_PROBLEM DESCRIPTION_
Omit pictures and quote the listing below line by line, from its start through the line that holds "from bokeh.resources import INLINE".

_PROVIDED MATERIAL_
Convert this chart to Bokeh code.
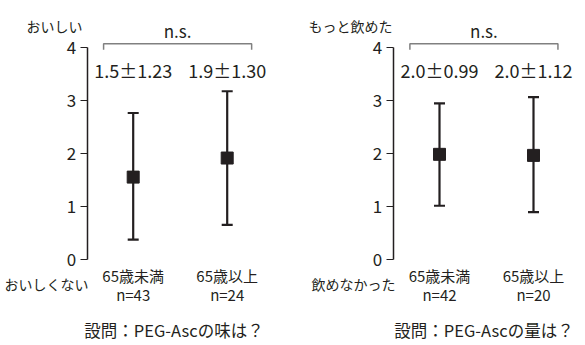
from bokeh.plotting import figure
from bokeh.models import ColumnDataSource, Whisker, TeeHead, Range1d, FixedTicker
from bokeh.layouts import row
from bokeh.core.properties import value
from bokeh.embed import file_html
from bokeh.resources import INLINE

# ---- data ----
groups = ["65歳未満", "65歳以上"]
taste_n = ["n=43", "n=24"]
taste_mean = [1.56, 1.92]
taste_upper = [2.77, 3.18]
taste_lower = [0.38, 0.66]
taste_stats = ["1.5±1.23", "1.9±1.30"]

volume_n = ["n=42", "n=20"]
volume_mean = [1.99, 1.97]
volume_upper = [2.95, 3.07]
volume_lower = [1.02, 0.90]
volume_stats = ["2.0±0.99", "2.0±1.12"]

y_ticks = [0, 1, 2, 3, 4]

FONT = "Noto Sans CJK JP"
INK = "#231f20"
PX = 94.0   # pixels per x unit
PY = 53.0   # pixels per y unit
H = 345


def txt(p, x, y, s, size, align="center"):
    p.text(x=[x], y=[y], text=[s], text_font=value(FONT), text_font_size=size,
           text_color=INK, text_align=align, text_baseline="middle")


def panel(width, first_px, axis_x, means, upper, lower, stats, ns,
          top_label, top_lab_x, bottom_label, bottom_lab_x, title, title_x):
    x_start = 1 - first_px / PX
    p = figure(width=width, height=H, output_backend="svg", toolbar_location=None,
               x_axis_location=None, y_axis_location="left",
               x_range=Range1d(x_start, x_start + width / PX),
               y_range=Range1d(-(H - 259.3) / PY, 4 + 47.3 / PY),
               min_border_left=0, min_border_right=0,
               min_border_top=0, min_border_bottom=0)
    p.outline_line_color = None
    p.xgrid.visible = False
    p.ygrid.visible = False
    ax = p.yaxis[0]
    ax.fixed_location = axis_x
    ax.bounds = (0, 4)
    ax.ticker = FixedTicker(ticks=y_ticks)
    ax.minor_tick_line_color = None
    ax.major_tick_in = 0
    ax.major_tick_out = 7
    ax.axis_line_color = INK
    ax.axis_line_width = 1.5
    ax.major_tick_line_color = INK
    ax.major_tick_line_width = 1.2
    ax.major_label_text_font = FONT
    ax.major_label_text_font_size = "17px"
    ax.major_label_text_color = INK
    ax.major_label_standoff = 4

    xs = [i + 1 for i in range(len(means))]
    src = ColumnDataSource(dict(x=xs, mean=means, upper=upper, lower=lower,
                                stats=stats, grp=groups, n=ns))

    w = Whisker(source=src, base="x", upper="upper", lower="lower",
                line_color=INK, line_width=2.2,
                upper_head=TeeHead(size=11, line_color=INK, line_width=2.2),
                lower_head=TeeHead(size=11, line_color=INK, line_width=2.2))
    p.add_layout(w)
    p.scatter("x", "mean", source=src, marker="square", size=12,
              fill_color=INK, line_color=INK)

    p.text("x", 3.59, text="stats", source=src, text_font=value(FONT),
           text_font_size="18px", text_color=INK, text_align="center",
           text_baseline="middle")
    p.text("x", -0.296, text="grp", source=src, text_font=value(FONT),
           text_font_size="15px", text_color=INK, text_align="center",
           text_baseline="middle")
    p.text("x", -0.655, text="n", source=src, text_font=value(FONT),
           text_font_size="15px", text_color=INK, text_align="center",
           text_baseline="middle")

    # bracket with n.s.
    bx0 = xs[0] - 0.315
    bx1 = xs[-1] + 0.26
    p.line([bx0, bx0, bx1, bx1], [3.962, 4.075, 4.075, 3.962],
           line_color="#808080", line_width=1.5)
    txt(p, (bx0 + bx1) / 2, 4.326, "n.s.", "17px")

    txt(p, top_lab_x, 4.42, top_label, "14px", "right")
    txt(p, bottom_lab_x, -0.46, bottom_label, "14px", "right")
    txt(p, title_x, -1.33, title, "16.5px")
    return p


p1 = panel(300, 132.7, 0.511, taste_mean, taste_upper, taste_lower, taste_stats,
           taste_n, "おいしい", 0.461, "おいしくない", 0.525,
           "設問：PEG-Ascの味は？", 1.434)
p2 = panel(285, 139.0, 0.507, volume_mean, volume_upper, volume_lower, volume_stats,
           volume_n, "もっと飲めた", 0.50, "飲めなかった", 0.532,
           "設問：PEG-Ascの量は？", 1.473)

layout = row(p1, p2)
open("out.html", "w").write(file_html(layout, INLINE))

_OUTPUT FOR THIS EXERCISE_
Convert this chart to Bokeh code.
from bokeh.plotting import figure
from bokeh.models import ColumnDataSource, Whisker, TeeHead, Range1d, FixedTicker
from bokeh.layouts import row
from bokeh.core.properties import value
from bokeh.embed import file_html
from bokeh.resources import INLINE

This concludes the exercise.